Roberts wrote that the definition was so loose that it could include all depictions of wounding or killing animals, even hunting videos or magazines. He said the law's exemption for works of "serious religious, political, scientific, educational, journalistic, historical or artistic value" was not enough protection, and the court was not reassured by the government's argument that prosecutions were rare.

That's just silly. The law in question is clearly aimed at depictions of extreme animal cruelty, not depections of hunting (which I consider cruel but certainly not at the level of what is depicted in these "crush" videos). And so I actually find myself in agreement with Justice Alito, the lone dissenter:

He said the law was enacted "not to suppress speech, but to prevent horrific acts of animal cruelty." He said that the entire law need not be found unconstitutional, and that the "practical effect" of the ruling would be to spur production of crush videos, which opponents such as the Humane Society of the United States said had decreased with passage of the 1999 law.

As Wayne Pacelle, the head of The Humane Society of the United States, wrote at HuffPo, "[t]he Court got hung up in a stream of hypothetical scenarios, imagining that the law as worded might sweep up the sellers of hunting, bullfighting, and other videos that the federal lawmakers never intended to address." Furthermore:

Justice Samuel Alito dissented, noting that the majority has struck down "a valuable statute that was enacted not to suppress speech, but to prevent horrific acts of animal cruelty -- in particular, the creation and commercial exploitation of crush videos, a form of depraved entertainment that has no social value." Justice Alito explained that "the animals used in crush videos are living creatures that experience excruciating pain.
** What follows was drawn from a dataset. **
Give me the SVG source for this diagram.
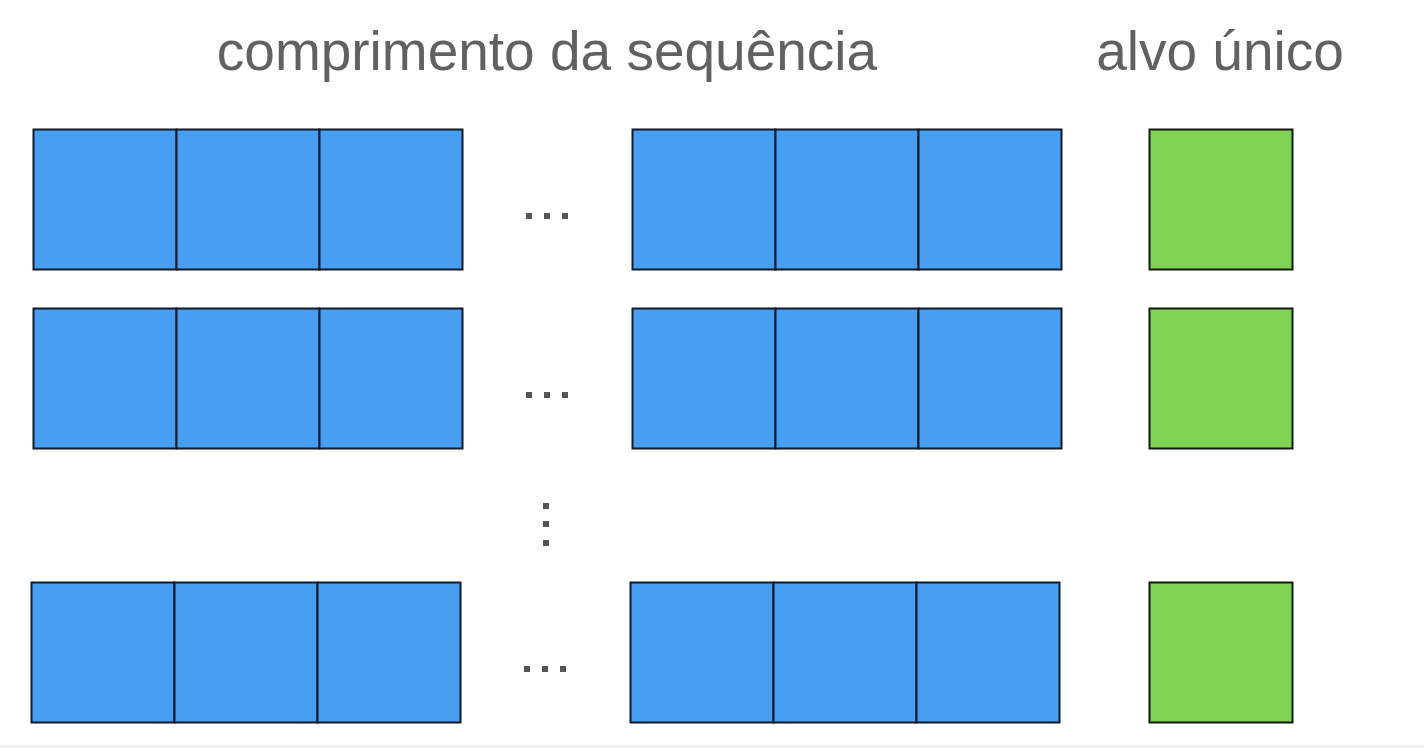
<svg xmlns="http://www.w3.org/2000/svg" width="1424" height="748" viewBox="0 0 1424 748">
<style>
.t{font-family:"Liberation Sans",Arial,sans-serif;font-size:55px;fill:#616161;text-anchor:middle}
.b{fill:#489ef1;stroke:#111a26;stroke-width:2}
.g{fill:#80d352;stroke:#111a11;stroke-width:2}
.d{fill:#555555}
</style>
<rect x="0" y="0" width="1424" height="748" fill="#ffffff"/>
<line x1="0" y1="746.5" x2="1424" y2="746.5" stroke="#ececec" stroke-width="2"/>
<text class="t" x="547" y="70">comprimento da sequência</text>
<text class="t" x="1220" y="70">alvo único</text>
<g id="row1">
<rect class="b" x="33.5" y="129.5" width="143" height="140"/>
<rect class="b" x="176.5" y="129.5" width="143" height="140"/>
<rect class="b" x="319.5" y="129.5" width="143" height="140"/>
<rect class="d" x="526" y="213" width="6" height="6"/>
<rect class="d" x="544" y="213" width="6" height="6"/>
<rect class="d" x="562" y="213" width="6" height="6"/>
<rect class="b" x="632.5" y="129.5" width="143" height="140"/>
<rect class="b" x="775.5" y="129.5" width="143" height="140"/>
<rect class="b" x="918.5" y="129.5" width="143" height="140"/>
</g>
<g id="target1"><rect class="g" x="1149.5" y="129.5" width="143" height="140"/></g>
<g id="row2">
<rect class="b" x="33.5" y="308.5" width="143" height="140"/>
<rect class="b" x="176.5" y="308.5" width="143" height="140"/>
<rect class="b" x="319.5" y="308.5" width="143" height="140"/>
<rect class="d" x="526" y="392" width="6" height="6"/>
<rect class="d" x="544" y="392" width="6" height="6"/>
<rect class="d" x="562" y="392" width="6" height="6"/>
<rect class="b" x="632.5" y="308.5" width="143" height="140"/>
<rect class="b" x="775.5" y="308.5" width="143" height="140"/>
<rect class="b" x="918.5" y="308.5" width="143" height="140"/>
</g>
<g id="target2"><rect class="g" x="1149.5" y="308.5" width="143" height="140"/></g>
<g id="vdots">
<rect class="d" x="543" y="503" width="6" height="6"/>
<rect class="d" x="543" y="521" width="6" height="6"/>
<rect class="d" x="543" y="540" width="6" height="6"/>
</g>
<g id="row3">
<rect class="b" x="31.5" y="582.5" width="143" height="140"/>
<rect class="b" x="174.5" y="582.5" width="143" height="140"/>
<rect class="b" x="317.5" y="582.5" width="143" height="140"/>
<rect class="d" x="524" y="666" width="6" height="6"/>
<rect class="d" x="542" y="666" width="6" height="6"/>
<rect class="d" x="560" y="666" width="6" height="6"/>
<rect class="b" x="630.5" y="582.5" width="143" height="140"/>
<rect class="b" x="773.5" y="582.5" width="143" height="140"/>
<rect class="b" x="916.5" y="582.5" width="143" height="140"/>
</g>
<g id="target3"><rect class="g" x="1149.5" y="582.5" width="143" height="140"/></g>
<g id="connectors"></g>
</svg>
Our society has long banned such cruelty, which is illegal throughout the country."

With the Court issuing a disappointing albeit carefully crafted decision, it seems that Congress can step in and write a more narrowly tailored federal statute to prohibit the commercial sale of videos depicting extreme and illegal acts of cruelty. Clearly, it should not be legal to stage a dogfight in your basement and then sell the video of this criminal action. It is illegal to molest a child and sell a video of this sort of child pornography, and the same should be true for the most extreme and widely criminalized acts of animal cruelty.

With this ruling, a narrower statute is certainly necessary and ought to be enacted as soon as possible. Surely even ardent civil libertarians could get behind that.
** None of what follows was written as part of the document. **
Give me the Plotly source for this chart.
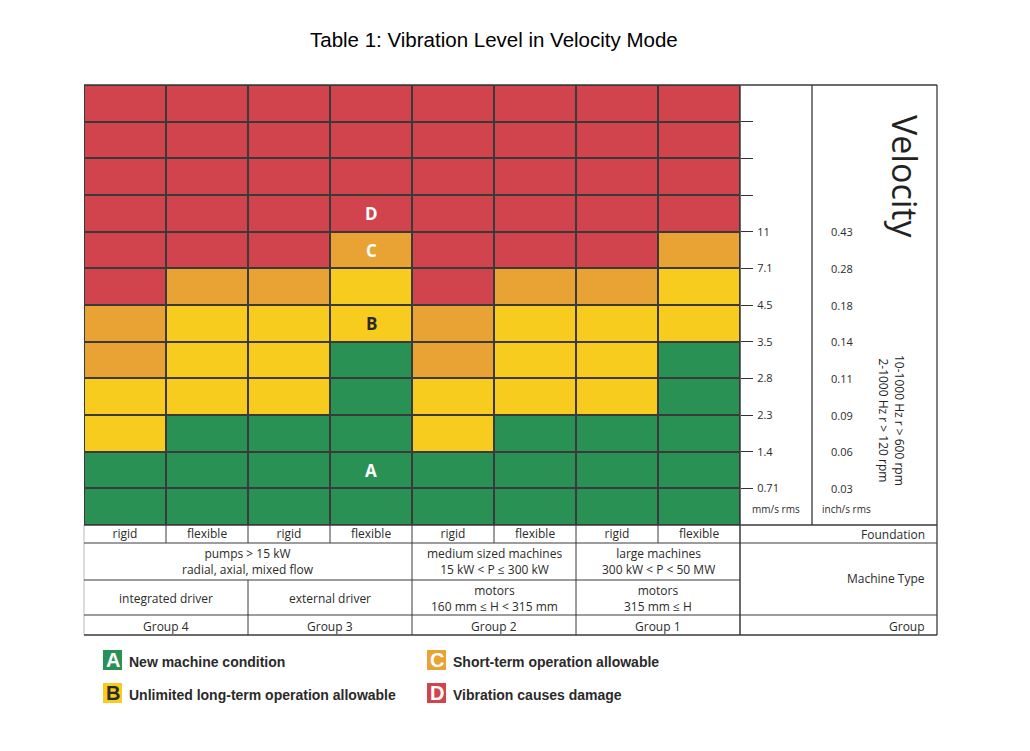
import math
import plotly.graph_objects as go

# ---------------- data ----------------
foundations = ["rigid", "flexible", "rigid", "flexible", "rigid", "flexible", "rigid", "flexible"]
groups = ["Group 4", "Group 3", "Group 2", "Group 1"]
group_cols = [(0, 1), (2, 3), (4, 5), (6, 7)]
machine_types = ["pumps > 15 kW<br>radial, axial, mixed flow",
                 "medium sized machines<br>15 kW < P ≤ 300 kW",
                 "large machines<br>300 kW < P < 50 MW"]
machine_cols = [(0, 3), (4, 5), (6, 7)]
drivers = ["integrated driver", "external driver",
           "motors<br>160 mm ≤ H < 315 mm", "motors<br>315 mm ≤ H"]
driver_cols = [(0, 1), (2, 3), (4, 5), (6, 7)]

# band upper limits, bottom to top (mm/s rms); bands above 11 are unlabeled
mm_values = [0.71, 1.4, 2.3, 2.8, 3.5, 4.5, 7.1, 11]
mm_labels = ["0.71", "1.4", "2.3", "2.8", "3.5", "4.5", "7.1", "11", "", "", ""]
inch_labels = ["0.03", "0.06", "0.09", "0.11", "0.14", "0.18", "0.28", "0.43"]
n_bands = 12

# zone limits per column (mm/s rms)
zone_ab = [1.4, 2.3, 2.3, 3.5, 1.4, 2.3, 2.3, 3.5]
zone_bc = [2.8, 4.5, 4.5, 7.1, 2.8, 4.5, 4.5, 7.1]
zone_cd = [4.5, 7.1, 7.1, 11, 4.5, 7.1, 7.1, 11]

zone_letters = ["A", "B", "C", "D"]
zone_colors = ["#2a9155", "#f8cc1f", "#e8a334", "#d1444e"]
zone_text_colors = ["white", "#2a2a2a", "white", "white"]
zone_descriptions = ["New machine condition", "Unlimited long-term operation allowable",
                     "Short-term operation allowable", "Vibration causes damage"]
letter_band = [1, 5, 7, 8]   # band where each zone letter is printed (column 3)
letter_col = 3

# ---------------- build matrix ----------------
z = []
for b in range(n_bands):
    upper = mm_values[b] if b < len(mm_values) else math.inf
    row = []
    for c in range(len(foundations)):
        if upper <= zone_ab[c]:
            row.append(0)
        elif upper <= zone_bc[c]:
            row.append(1)
        elif upper <= zone_cd[c]:
            row.append(2)
        else:
            row.append(3)
    z.append(row)

colorscale = [[0.0, zone_colors[0]], [0.25, zone_colors[0]],
              [0.25, zone_colors[1]], [0.5, zone_colors[1]],
              [0.5, zone_colors[2]], [0.75, zone_colors[2]],
              [0.75, zone_colors[3]], [1.0, zone_colors[3]]]

# ---------------- layout geometry (page pixels) ----------------
OFF = 8                      # page body margin
W, H = 1014, 735
L, R, T, B = 84, 740, 85, 525   # plot area in page pixels


def px(x):
    return (x - L) / (R - L)


def py(y):
    return (B - y) / (B - T)


FONT = "Open Sans"
TXT = "#2b2b2b"
LINE = "#3a3a3a"

fig = go.Figure()
fig.add_trace(go.Heatmap(
    z=z, x=list(range(len(foundations))), y=list(range(n_bands)),
    colorscale=colorscale, zmin=-0.5, zmax=3.5, showscale=False,
    xgap=2, ygap=2, hoverinfo="skip"))

shapes = []
annotations = []


def ann(**kw):
    kw.setdefault("showarrow", False)
    kw.setdefault("xanchor", "center")
    kw.setdefault("yanchor", "middle")
    annotations.append(kw)


def hline(y, x0, x1, w=1.2, color=LINE):
    shapes.append(dict(type="line", xref="paper", yref="paper",
                       x0=px(x0), x1=px(x1), y0=py(y), y1=py(y),
                       line=dict(color=color, width=w)))


def vline_data(xd, y0, y1, w=1.2):
    shapes.append(dict(type="line", xref="x", yref="paper",
                       x0=xd, x1=xd, y0=py(y0), y1=py(y1),
                       line=dict(color=LINE, width=w)))


def vline(x, y0, y1, w=1.2, color=LINE):
    shapes.append(dict(type="line", xref="paper", yref="paper",
                       x0=px(x), x1=px(x), y0=py(y0), y1=py(y1),
                       line=dict(color=color, width=w)))


# outer frame / right panel
hline(85, 84, 937, 1.5)
vline(937, 85, 635, 1.3)
vline(740, 85, 635, 1.5)
vline(812, 85, 525, 1.3)
vline(84, 525, 635, 0.8, "#aaaaaa")
# bottom table rows
hline(525, 84, 937, 1.5)
hline(543, 84, 937, 1.0)
hline(580, 84, 740, 1.0)
hline(615, 84, 937, 1.0)
hline(635, 84, 937, 1.3)

# vertical separators in bottom table, from column boundaries
for c in range(1, len(foundations)):
    vline_data(c - 0.5, 525, 543, 1.0)
for (a, bcol) in machine_cols[:-1]:
    vline_data(bcol + 0.5, 543, 580, 1.0)
for (a, bcol) in driver_cols[:-1]:
    vline_data(bcol + 0.5, 580, 615, 1.0)
for (a, bcol) in group_cols[:-1]:
    vline_data(bcol + 0.5, 615, 635, 1.0)

tfont = dict(family=FONT, size=12, color=TXT)
# table text
for txt, (a, bcol) in zip(machine_types, machine_cols):
    ann(x=(a + bcol) / 2, y=py(561), xref="x", yref="paper", text=txt, font=tfont)
for txt, (a, bcol) in zip(drivers, driver_cols):
    ann(x=(a + bcol) / 2, y=py(598), xref="x", yref="paper", text=txt, font=tfont)
for txt, (a, bcol) in zip(groups, group_cols):
    ann(x=(a + bcol) / 2, y=py(626), xref="x", yref="paper", text=txt, font=tfont)
for txt, yy in [("Foundation", 534), ("Machine Type", 578), ("Group", 626)]:
    ann(x=px(927), y=py(yy), xref="paper", yref="paper", xanchor="right", text=txt, font=tfont)

# inch/s column
for i, lab in enumerate(inch_labels):
    ann(x=px(829), y=i + 0.5, xref="paper", yref="y", xanchor="left", text=lab,
        font=dict(family=FONT, size=11, color=TXT))
ann(x=px(776), y=py(509), xref="paper", yref="paper", text="mm/s rms",
    font=dict(family=FONT, size=10, color=TXT))
ann(x=px(846), y=py(509), xref="paper", yref="paper", text="inch/s rms",
    font=dict(family=FONT, size=10, color=TXT))
ann(x=px(905), y=py(176), xref="paper", yref="paper", text="Velocity", textangle=90,
    font=dict(family=FONT, size=34, color="#222"))
ann(x=px(892), y=py(420), xref="paper", yref="paper",
    text="10-1000 Hz r > 600 rpm<br>2-1000 Hz r > 120 rpm", textangle=90,
    font=dict(family=FONT, size=12, color="#222"))

# zone letters inside grid
for k, letter in enumerate(zone_letters):
    ann(x=letter_col, y=letter_band[k], xref="x", yref="y", text="<b>%s</b>" % letter,
        font=dict(family=FONT, size=17, color=zone_text_colors[k]))

# legend
legend_pos = [(103, 660), (103, 693), (427, 660), (427, 693)]
for k, letter in enumerate(zone_letters):
    lx, ly = legend_pos[k]
    shapes.append(dict(type="rect", xref="paper", yref="paper",
                       x0=px(lx), x1=px(lx + 19), y0=py(ly - 10), y1=py(ly + 10),
                       fillcolor=zone_colors[k], line=dict(width=0)))
    ann(x=px(lx + 9.5), y=py(ly), xref="paper", yref="paper",
        text="<b>%s</b>" % letter,
        font=dict(family="Liberation Sans", size=20, color=zone_text_colors[k]))
    ann(x=px(lx + 24), y=py(ly + 2), xref="paper", yref="paper", xanchor="left",
        text="<b>%s</b>" % zone_descriptions[k],
        font=dict(family="Liberation Sans", size=14, color="#2a2a2a"))

# title
ann(x=px(494), y=py(40), xref="paper", yref="paper",
    text="Table 1: Vibration Level in Velocity Mode",
    font=dict(family="Liberation Sans", size=20.5, color="#000"))

fig.update_layout(
    width=W, height=H, autosize=False,
    margin=dict(l=L - OFF, r=W - (R - OFF), t=T - OFF, b=H - (B - OFF), pad=0),
    paper_bgcolor="white", plot_bgcolor="#3a3a3a",
    shapes=shapes, annotations=annotations, showlegend=False,
    xaxis=dict(range=[-0.5, len(foundations) - 0.5], tickmode="array",
               tickvals=list(range(len(foundations))), ticktext=foundations,
               ticks="", showgrid=False, zeroline=False, showline=False, fixedrange=True,
               tickfont=tfont),
    yaxis=dict(range=[-0.5, n_bands - 0.5], side="right", tickmode="array",
               tickvals=[b + 0.5 for b in range(n_bands - 1)], ticktext=mm_labels,
               ticks="outside", ticklen=12, tickwidth=1.3, tickcolor="#333",
               ticklabelstandoff=2,
               showgrid=False, zeroline=False, showline=False, fixedrange=True,
               tickfont=dict(family=FONT, size=11, color=TXT)),
)

fig.write_html("out.html")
And I would add this: While depictions of such animal cruelty ought to be banned, those who inflict the cruelty and those who party to it ought to face significant punishment under the law. There are laws in place, yes, but they are not nearly strong enough, and we ought to take the welfare of animals far more seriously than we do.

As for these disgusting "crush" videos, which I had no idea even existed before learning of this case, Alito is right, they are "a form of depraved entertainment that has no social value." But who are the utterly depraved individuals who make them, and who enjoy them? I realize that there is extraordinary depravity out there, and I realize that depravity is a matter of perspective (consider those ignorant bigots who think that homosexuality is depraved, for example), but surely there is a line than can be drawn. It is one then when consenting adults engage in certain activities with each other, quite another when children or animals or even adults who are in no position to consent are abused, tortured, and, in this case, killed.

There should be zero tolerance for such abhorrent behaviour.